Paramount Skydance Corp. (PSKY) surged over 8% to $11.25 after Morgan Stanley issued a rare double-tier upgrade, citing optimism over its pending acquisition of Warner Bros. Discovery.
The bank's analyst, Sean Diffley, called the move his team's "riskiest and most out-of-consensus call," arguing that prevailing pessimism created an attractive entry point for investors ahead of the transformative deal.
The stock's rally on Friday snapped a six-session losing streak, though shares remain down approximately 18% in 2026. The upgrade centers on the $81 billion Warner Bros. Discovery acquisition, which is expected to bring high-value franchises like Harry Potter and Game of Thrones under Paramount's control.

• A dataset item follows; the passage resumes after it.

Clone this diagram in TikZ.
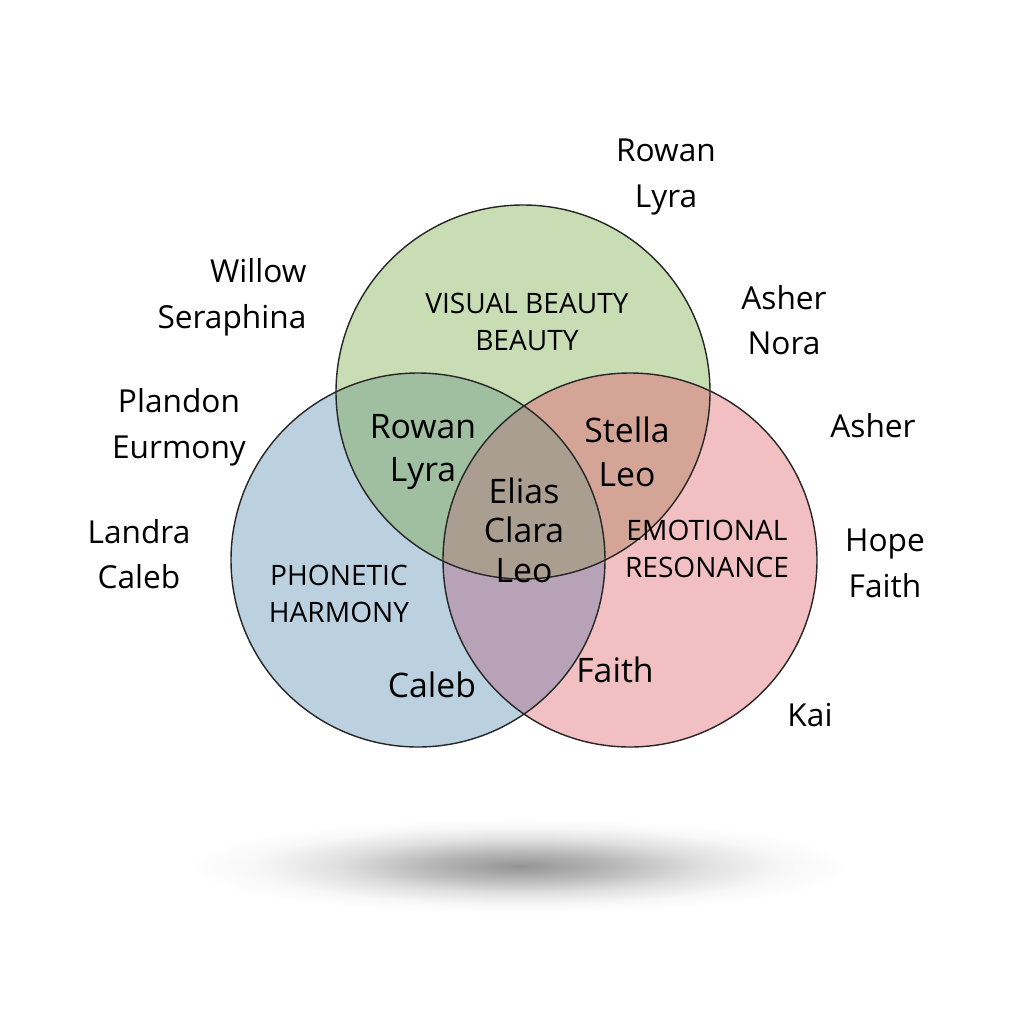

Deal Synergies and AI in Focus
Morgan Stanley's note highlighted the potential for more than $6 billion in cost savings, or about 11% of operating expenses, through consolidation. The bank also pointed to artificial intelligence as a key factor that could unlock new efficiencies in content production and monetization for the combined entity, which includes the HBO Max streaming service.
Despite the optimism, the merger faces challenges. The deal, which created the largest leveraged acquisition on record with over $54 billion in debt, is pending review by the Department of Justice and other regulators. A group of streaming customers has also filed litigation seeking to block the merger on grounds it could lead to higher subscription costs.
The upgrade signals a potential shift in sentiment for the media company. The next major catalyst for investors is the regulatory approval process, with the deal's completion anticipated in the third quarter of 2026.
This article is for informational purposes only and does not constitute investment advice.